Nobel laureates’ climate tragedy alert

COP21: Some of the world’s leading scientists are backing a declaration delivered to the French president, warning of the disastrous consequences of not limiting global emissions.

nobel climate declaration
Scientists, who have been awarded Nobel Prizes, have recognised in a declaration that the IPCC Fifth Assessment Report represents the "best source of information regarding the present state of knowledge on climate change". Image: Lindau Nobel Laureate Meetings / Christian Flemming

 More than 70 Nobel laureates have given an urgent warning of the tragedy they believe that unfettered climate change would spell for humanity.

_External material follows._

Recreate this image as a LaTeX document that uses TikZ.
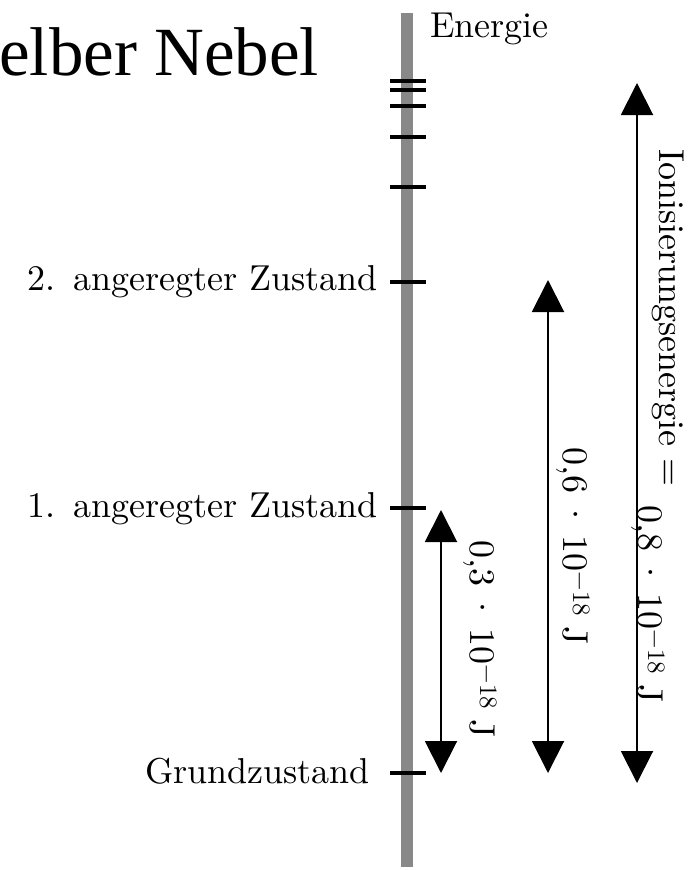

It is not the first warning of its kind, even from a group as distinguished as this. But it is remarkable for its robust defence of the work and the methods of climate scientists.

The “Mainau Declaration” was handed to France’s president, François Hollande, at the Élysée Palace in Paris by two French Nobel laureate physicists, Serge Haroche and Claude Cohen-Tannoudji, accompanied by Hans Joachim Schellnhuber, director of the Potsdam Institute for Climate Impact Research, Germany.

“The nations of the world must take the opportunity at the United Nations Climate Change Conference in Paris to take decisive action to limit future global emissions,” the declaration states.

Ever-increasing demand

“If left unchecked, our ever-increasing demand for food, water, and energy will eventually overwhelm the Earth’s ability to satisfy humanity’s needs, and will lead to wholesale human tragedy.”

The signatories stress that they are not themselves expert climate researchers, but a diverse group of scientists with “a deep respect for and understanding of the integrity of the scientific process”. All have been awarded Nobel prizes in physiology, medicine, physics or chemistry, with one exception − the Indian children’s rights activist Kailash Satyarthi, who was awarded the Nobel peace prize in 2014.

“Some of the brightest minds of our planet, the Nobel laureates, are highlighting what they deem to be one of the greatest challenges of our times: climate change,” Professor Schellnhuber said.

The scientists write: “Nearly 60 years ago, here on Mainau [an island on Lake Konstanz, Germany], a similar gathering of Nobel laureates in science issued a declaration of the dangers inherent in the newly-found technology of nuclear weapons – a technology derived from advances in basic science.

“So far, we have avoided nuclear war, though the threat remains. We believe that our world today faces another threat of comparable magnitude.”

State of knowledge

They praise the Intergovernmental Panel on Climate Change (IPCC) for its recent work. The declaration says: “While by no means perfect, we believe that the efforts that have led to the current IPCC Fifth Assessment Report represent the best source of information regarding the present state of knowledge on climate change.”

The say “dramatic reductions” will be needed to keep emissions of greenhouse gases from human activities from pushing global average temperatures above the internationally-agreed safety level of 2°C. “Failure to act will subject future generations of humanity to unconscionable and unacceptable risk,” they warn.

Professor Schellnhuber, who is an eminent climate scientist, has previously written that “humanity is on the way to unintended self-combustion if we do not immediately turn to the path of sustainability”.

But this ringing Mainau endorsement by Nobel laureates from a wider range of disciplines will give welcome encouragement to the many climate scientists whose work is often questioned, and even derided, by critics with little understanding of either their findings or of the way in which science works.